Intention & Resilience Practice


The last six months have been quite the whirlwind for me. And its got me thinking again about intention and resilience practice.

In the middle of April, I stared down my calendar with mixed feelings. I was basically booked straight out through September with additional prospects still hanging out there - a both exciting and terrifying prospect. A colleague asked how many jobs or open projects I was working on at that moment and her question finally spurred me to pause and actually count. The number was 10-15 depending on how I counted. Yeah.

Needless to say, that number and my looming schedule gave me a bit of pause. How was I going to do this? I was literally maxing out the days and hours one can do things. I would not only need to manage the schedule and deliver the quality of work needed, I would need to manage my own resilience to make all of that happen. And in that moment, I made a plan and some commitments.

First, I decided that regardless of the myriad of jobs or details or urgent work or pending problems banging at my door, I would show up to each job and be present while I was doing it. I did not want my colleagues and clients to feel the weight of my commitments. I wanted them to feel that I was not rushed and fully focused on the work we were doing together. That was my intention. I knew I would fail at times, and I did, but that intention guided how I approached the months to come.

The second commitment I made was to carve out those moments to nurture and recharge myself and then guarding them closely. There are only so many hours in a day and those times were few and precious.
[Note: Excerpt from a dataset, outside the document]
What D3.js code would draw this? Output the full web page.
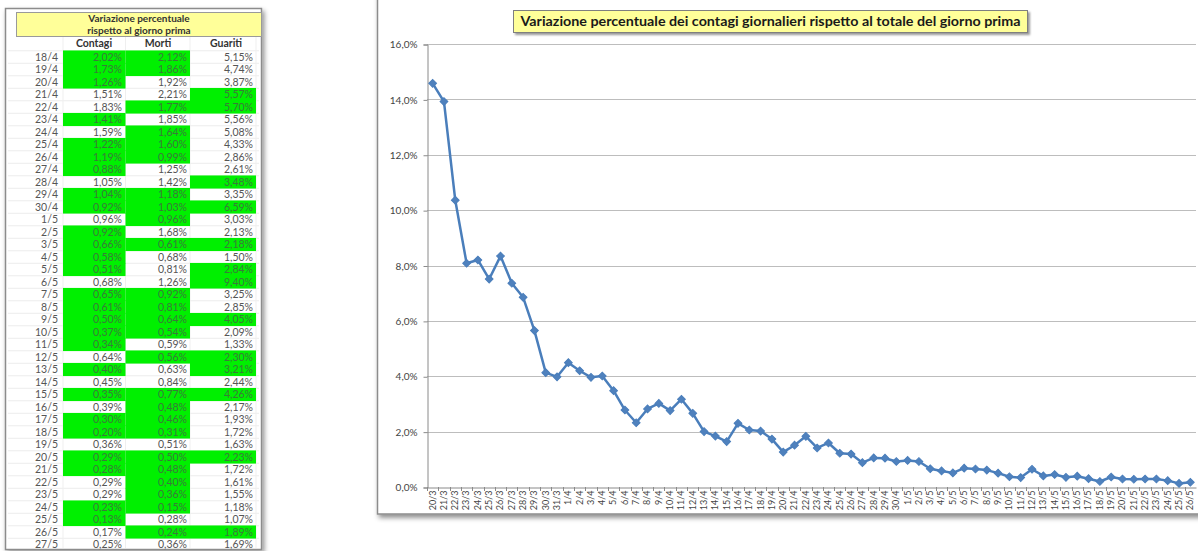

So when they happened, I also committed to engaging in them fully, shelving the to-do list, and not entertaining the guilt or urgency of work that always tries to steal our renewal.

And with those commitments, I stepped from April into May and woke up six months later in

October having covered more ground and successfully accomplished more good work than I thought possible. And, yes, I was so very tired, but I had managed to maintain enough fire to make it work. I wasn’t completely empty. I still had some juice leftover.

I’ve fallen and picked myself up again many times over the past six months. On a meta level, it was a solid experiment for someone working on resilience. And it was a test and testing ground for how to realize all this resilience talk in a season of too much busy. I’m still unpacking lessons from it.

And you? How are testing and applying your resilience practice? Don’t worry when it’s hard or you fall - it is a practice and a process. Resilience is a long game play.